Let’s look at a warranty near and dear to so many; stain warranties. Stain warranties typically state that the specific warranted carpet will offer improved resistance to stains provided that the carpet is properly installed and maintained in its original single family interior location. You have to understand what “properly installed and maintained” is since it’s likely the warranty won’t tell you that. Also of utmost importance is the difference between a spot and a stain. A spot, the most commonly perceived “stain” is caused by a foreign substance spilled on the flooring material that leaves a residue and attracts dirt that creates a dark spot. A stain is the result of a foreign substance or material that comes in contact with the surface of the flooring material that either imparts color or strips the color from the material. Spots will clean out, stains will not.

Stain warranty coverage excludes stains from non-food and non-beverage substances. Staining from acne medications, household cleaners, swimming pool chemicals, chlorine bleach, insecticides, plant foods, vomit, feces, and other harsh substances are not covered by these warranties. These warranties cover staining only and not soiling. Most perceived stains are actually spots or soil. All those “Oxy” type cleaning products you see on TV; they’ll stain flooring.
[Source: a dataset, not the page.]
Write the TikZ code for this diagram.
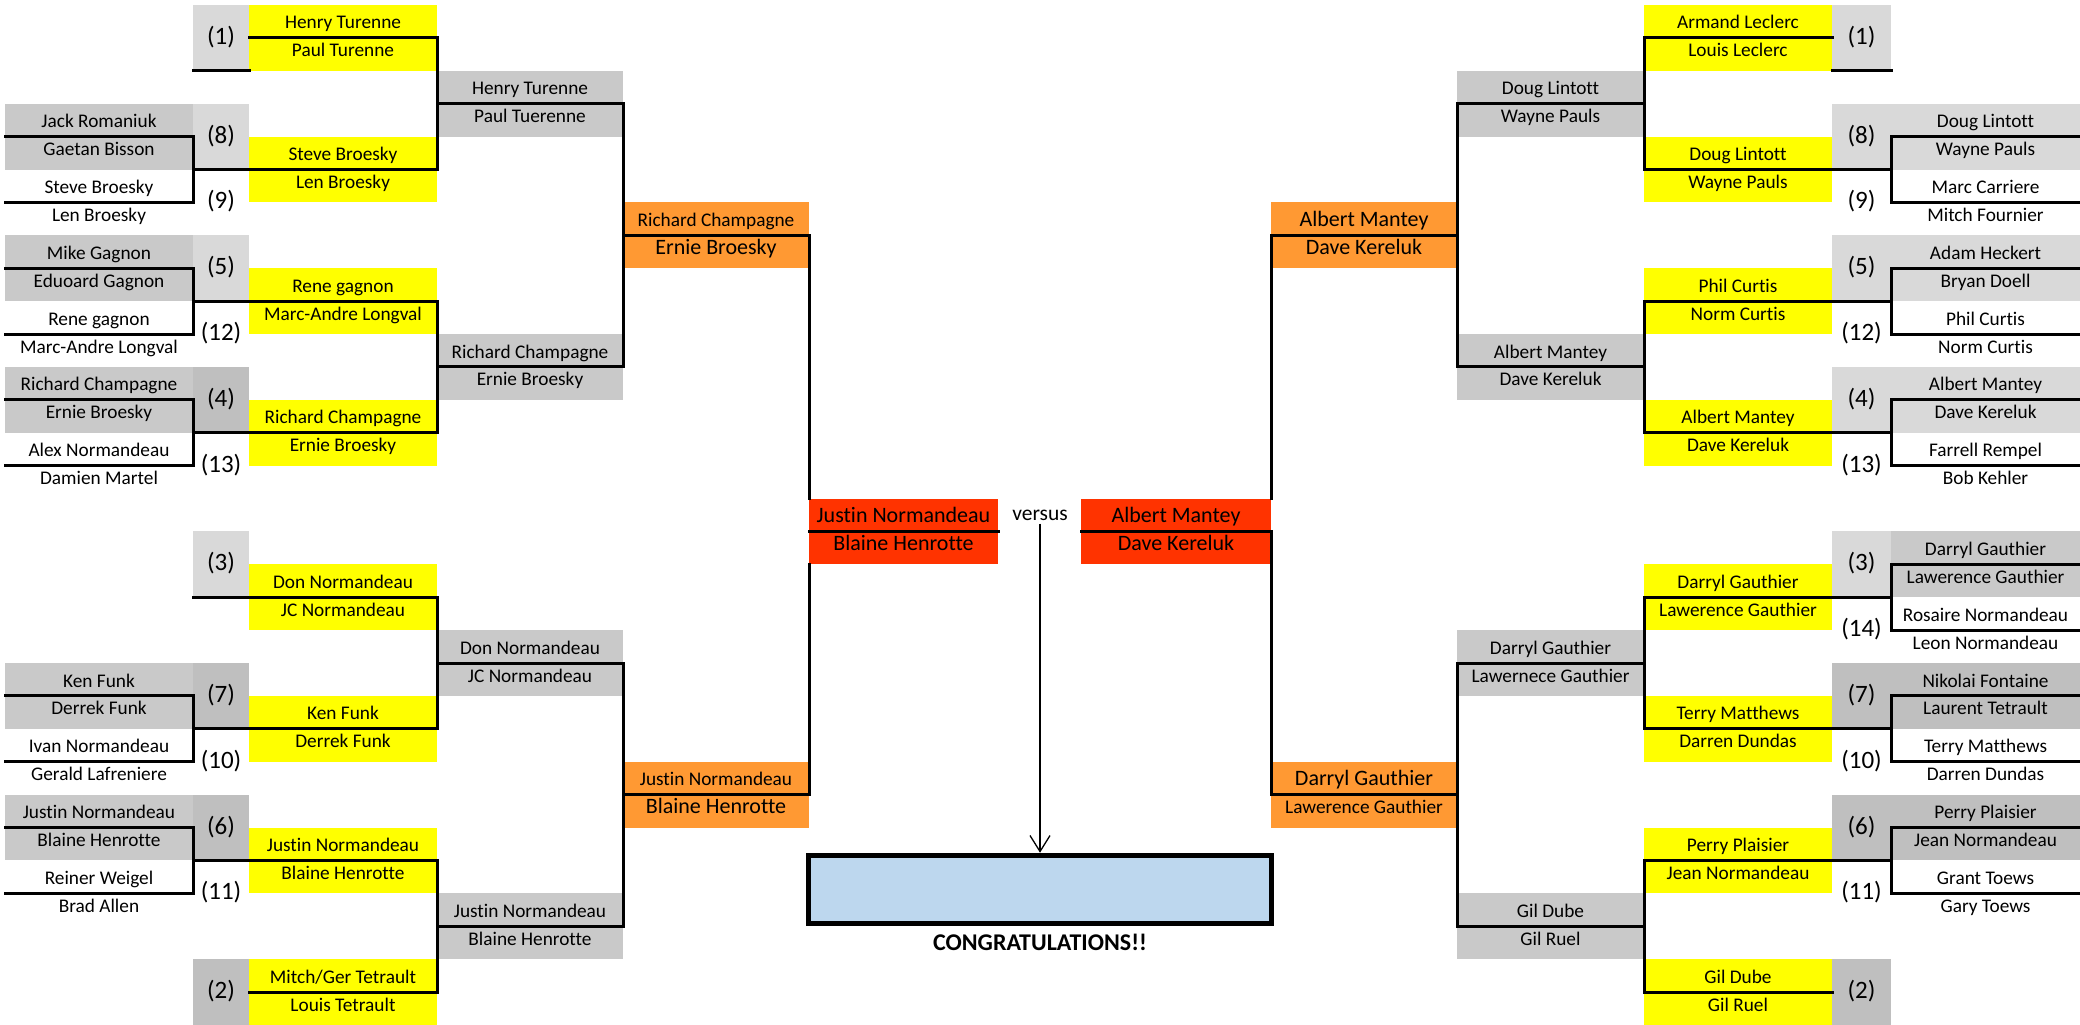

Here’s one of my favorites the No Mat / No Crush Warranty:

No mat no crush warranties say the carpet will not mat or crush from foot traffic. This warranty excludes stairs and hallways. Now carpet is a vertically oriented textile floor covering material and when walked on repeatedly, particularly in concentrated, unalterable and pivotal areas, it mats and crushes. This is what it does naturally; it’s the law of physics at work. What the warranty should say is that the carpet is guaranteed to mat and crush or compact to a certain extent. Depending on the construction the matting may be unnoticeable or very noticeable but it is going to occur. Warranties are the single biggest injustice perpetrated on the consumer for floor covering products. What you think they cover they don’t and whatever you think that is, they take away in the same warranty. Just try enforcing one of these warranties if you have a claim or complaint on your flooring material and see if you don’t find out for yourself. Warranties are marketing tools more than protection against a product failing to perform up the expectations of an end user. More important than warranties is buying flooring material from a conscientious floor covering dealer who qualifies the end use and user. You can be assured if the dealer is knowledgeable about flooring materials and their installation and cares about you and how and where you will use the flooring material, that you’re likely to get the right product. The right product in the right place won’t need a warranty. Those selling and those buying flooring materials should not rely on what a warranty says. They should understand that for every application there is an appropriate product. The right product in the right place, and there always is one, will perform up to the expectations of the end user. That will make a warranty null and void.